In the first Tawag ng Tanghalan, the winner was Jose “Pepe” Pimentel who sang Pedro Infante’s Spanish classic, “Angelitos Negros,” a bittersweet song about a young mulatto girl asking her father why there were no “black angels” on the ceiling of the church. It is a powerful song with lyrics that go: Aun que la Virgen sea blanca/Pintame angelitos negros/Que tambien se van al cielo/Todos los negritos Buenos (Even if the Virgin is white/Paint little black angels for me/Since the blacks who are good people/Also go to heaven).


Pepe Pimentel would initiate from 1954 a line of celebrated and excellent singers of different styles and sensibility. In 1958 and 1959, Diomedes Maturan and Cenon Lagman would be the Grand Champions, respectively.


Singing a Perry Como original, the version of which critics would claim as better than the original, Maturan would prove the legacy of Tawag: it was a legacy of voice and not celebrity. It did not matter where you came from and whether you did not possess a matinee idol look, so long as your voice – timing, phrasing, diction, style – was above the rest.


Competing with Diomedes Maturan in 1958 was a baritone from Buhi, Pastor San Miguel.


Cenon Lagman won with “Ikaw Lang ang Iibigin,” an English adaptation of a Hiligaynon song, “Walay Angay/.” One of the singers defeated by Lagman was Ric Manrique who would go on to immortalize theme songs of classic romantic films like, “Sapagkat Kami’y Tao Lamang,” and “Kapag Puso’y Sinugatan.” Strangely enough, in that 1959 edition, Manrique sang an English song, “Alone at Last,” a song popularized by Tony Bennett.


Nora’s winning song during the finals was “Moonlight Becomes You.” For several weeks, Patsy and Lopito were wondering where this young girl was getting her selection of obscure and difficult songs.

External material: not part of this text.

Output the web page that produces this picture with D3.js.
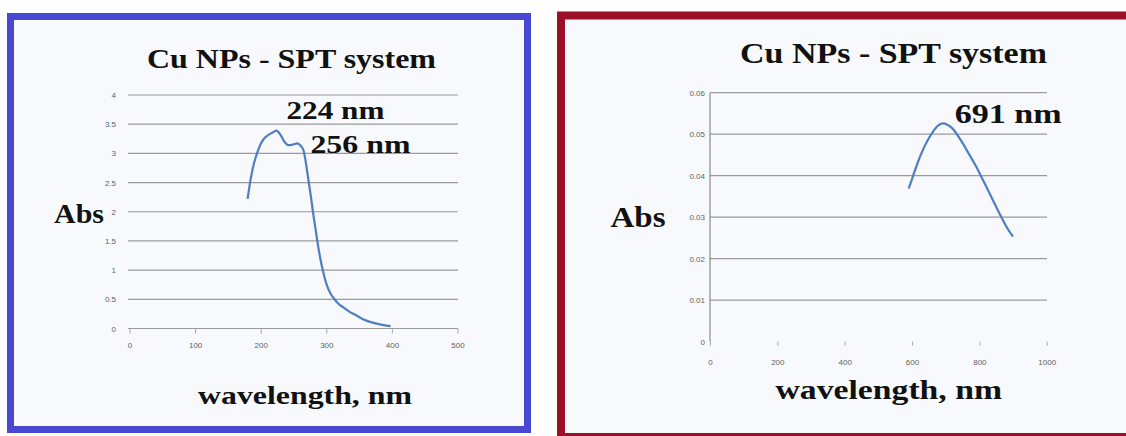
<!DOCTYPE html>
<html>
<head>
<meta charset="utf-8">
<script src="https://cdn.jsdelivr.net/npm/d3@7"></script>
<style>
  html, body { margin: 0; padding: 0; background: #ffffff; }
  svg { display: block; }
</style>
</head>
<body>
<svg id="chart" width="1126" height="436"></svg>
<script>
// UV range spectrum of the Cu NPs - SPT system
const uvWavelength = [180, 185, 190, 195, 200, 205, 211, 217, 224, 230, 236, 242, 249, 256, 261, 265, 268, 271, 274, 277, 280, 283, 286, 290, 295, 300, 306, 312, 318, 326, 335, 345, 356, 368, 380, 392, 398];
const uvAbs = [2.22, 2.58, 2.84, 3.02, 3.16, 3.25, 3.31, 3.35, 3.39, 3.32, 3.20, 3.14, 3.15, 3.17, 3.13, 3.06, 2.90, 2.68, 2.45, 2.22, 1.97, 1.75, 1.52, 1.25, 0.98, 0.77, 0.61, 0.51, 0.43, 0.36, 0.29, 0.23, 0.16, 0.11, 0.075, 0.05, 0.04];
const uvYTicks = [0, 0.5, 1, 1.5, 2, 2.5, 3, 3.5, 4];
const uvXTicks = [0, 100, 200, 300, 400, 500];
const uvPeakNm = [224, 256];
const uvPeakLabels = ["224 nm", "256 nm"];

// Visible range spectrum (surface plasmon band)
const visWavelength = [590, 600, 615, 630, 645, 660, 675, 691, 705, 720, 735, 750, 770, 790, 810, 830, 850, 870, 885, 900];
const visAbs = [0.0369, 0.0392, 0.0427, 0.0458, 0.0483, 0.0503, 0.0519, 0.0526, 0.0523, 0.0514, 0.0498, 0.0479, 0.0451, 0.0423, 0.0391, 0.0358, 0.0325, 0.0293, 0.0271, 0.0253];
const visYTicks = [0, 0.01, 0.02, 0.03, 0.04, 0.05, 0.06];
const visXTicks = [0, 200, 400, 600, 800, 1000];
const visPeakNm = [691];
const visPeakLabels = ["691 nm"];

const titleText = "Cu NPs - SPT system";
const yTitleText = "Abs";
const xTitleText = "wavelength, nm";

const svg = d3.select("#chart");
const serif = "'Liberation Serif', 'Times New Roman', serif";
const sans = "'Liberation Sans', Arial, sans-serif";

function drawPanel(cfg) {
  const g = svg.append("g");

  // framed panel
  g.append("rect")
    .attr("x", cfg.frame[0] + cfg.frameW / 2)
    .attr("y", cfg.frame[1] + cfg.frameW / 2)
    .attr("width", cfg.frame[2] - cfg.frame[0] - cfg.frameW)
    .attr("height", cfg.frame[3] - cfg.frame[1] - cfg.frameW)
    .attr("fill", "#f7f9fc")
    .attr("stroke", cfg.frameColor)
    .attr("stroke-width", cfg.frameW);

  const x = d3.scaleLinear().domain(cfg.xDomain).range(cfg.xRange);
  const y = d3.scaleLinear().domain(cfg.yDomain).range(cfg.yRange);

  // horizontal gridlines
  g.append("g")
    .selectAll("line")
    .data(cfg.yTicks.filter(v => cfg.gridAtZero || v !== 0))
    .join("line")
    .attr("x1", cfg.gridX[0])
    .attr("x2", cfg.gridX[1])
    .attr("y1", d => y(d))
    .attr("y2", d => y(d))
    .attr("stroke", "#9a9a9a")
    .attr("stroke-width", 1.2);

  // y axis line
  if (cfg.yAxisLine) {
    g.append("line")
      .attr("x1", x(cfg.xDomain[0])).attr("x2", x(cfg.xDomain[0]))
      .attr("y1", y(cfg.yDomain[1])).attr("y2", y(cfg.yDomain[0]))
      .attr("stroke", "#8a8a8a").attr("stroke-width", 1.2);
  }

  // y tick labels
  const yAxis = d3.axisLeft(y).tickValues(cfg.yTicks).tickSize(0).tickPadding(0)
    .tickFormat(cfg.yFormat);
  const yAxisG = g.append("g")
    .attr("transform", `translate(${cfg.yLabelX},0)`)
    .call(yAxis);
  yAxisG.select(".domain").remove();
  yAxisG.selectAll("text")
    .attr("font-family", sans).attr("font-size", 8).attr("fill", "#5f5f5f");

  // x ticks and labels
  const xAxis = d3.axisBottom(x).tickValues(cfg.xTicks).tickSize(cfg.xTickLen).tickPadding(cfg.xLabelPad)
    .tickFormat(d3.format("d"));
  const xAxisG = g.append("g")
    .attr("transform", `translate(0,${y(0)})`)
    .call(xAxis);
  xAxisG.select(".domain").remove();
  xAxisG.selectAll("line").attr("stroke", "#a8a8a8").attr("stroke-width", 1);
  xAxisG.selectAll("text")
    .attr("font-family", sans).attr("font-size", 8).attr("fill", "#5f5f5f");

  // spectrum curve
  const line = d3.line()
    .x((d, i) => x(cfg.xs[i]))
    .y(d => y(d))
    .curve(d3.curveMonotoneX);
  g.append("path")
    .datum(cfg.ys)
    .attr("d", line)
    .attr("fill", "none")
    .attr("stroke", "#4f7fc0")
    .attr("stroke-width", 2.2)
    .attr("stroke-linejoin", "round");

  // peak annotations
  cfg.peaks.forEach((nm, i) => {
    const yi = cfg.ys[cfg.xs.indexOf(nm)];
    g.append("text")
      .attr("x", x(nm) + cfg.peakOffsets[i][0])
      .attr("y", y(yi) + cfg.peakOffsets[i][1])
      .attr("font-family", serif).attr("font-weight", "bold")
      .attr("font-size", cfg.peakFont)
      .attr("textLength", cfg.peakLen[i]).attr("lengthAdjust", "spacingAndGlyphs")
      .attr("fill", "#111")
      .text(cfg.peakLabels[i]);
  });

  // titles
  const txt = (t, pos, size, len) => g.append("text")
    .attr("x", pos[0]).attr("y", pos[1])
    .attr("font-family", serif).attr("font-weight", "bold")
    .attr("font-size", size)
    .attr("textLength", len).attr("lengthAdjust", "spacingAndGlyphs")
    .attr("fill", "#111")
    .text(t);
  txt(titleText, cfg.titlePos, cfg.titleSize, cfg.titleLen);
  txt(yTitleText, cfg.absPos, cfg.absSize, cfg.absLen);
  txt(xTitleText, cfg.xTitlePos, cfg.xTitleSize, cfg.xTitleLen);
}

drawPanel({
  frame: [7, 13, 531, 433], frameW: 7, frameColor: "#4848d2",
  xDomain: [0, 500], xRange: [129.5, 457.5],
  yDomain: [0, 4], yRange: [328.5, 95],
  gridX: [128, 458], gridAtZero: true, yAxisLine: false,
  yTicks: uvYTicks, xTicks: uvXTicks, yFormat: d3.format("~g"),
  yLabelX: 116, xTickLen: 5, xLabelPad: 9,
  xs: uvWavelength, ys: uvAbs,
  peaks: uvPeakNm, peakLabels: uvPeakLabels,
  peakOffsets: [[10, -12], [13, 10]], peakFont: 25, peakLen: [98, 100],
  titlePos: [147, 68], titleSize: 27, titleLen: 289,
  absPos: [54, 222.5], absSize: 27, absLen: 50,
  xTitlePos: [198, 404], xTitleSize: 26, xTitleLen: 214
});

drawPanel({
  frame: [557, 11.5, 1134, 441], frameW: 8, frameColor: "#9a1028",
  xDomain: [0, 1000], xRange: [710, 1046.7],
  yDomain: [0, 0.06], yRange: [341.7, 92.7],
  gridX: [710, 1047], gridAtZero: false, yAxisLine: true,
  yTicks: visYTicks, xTicks: visXTicks, yFormat: d => d === 0 ? "0" : d3.format(".2f")(d),
  yLabelX: 705, xTickLen: 4, xLabelPad: 14,
  xs: visWavelength, ys: visAbs,
  peaks: visPeakNm, peakLabels: visPeakLabels,
  peakOffsets: [[12, 0]], peakFont: 27, peakLen: [107],
  titlePos: [740, 63.3], titleSize: 30, titleLen: 307,
  absPos: [610.5, 226.7], absSize: 30, absLen: 55,
  xTitlePos: [775.5, 399], xTitleSize: 28, xTitleLen: 226.5
});
</script>
</body>
</html>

In March 2015, Nora came home again to Naga. She was to be given the Bulawan Bikolnon Award, the highest honor given to an artist by the Ateneo de Naga University. The night before that, she was recognized as an Honorary Nagueña. That night, Zaida Sancho offered Nora a bouquet and sang to her once more the song, which began her journey in the city embracing her and her story. This was the girl who confessed how she kept on singing “You and the Night and the Music,” not because she loved the song but because that was the first and only song she learned by heart then.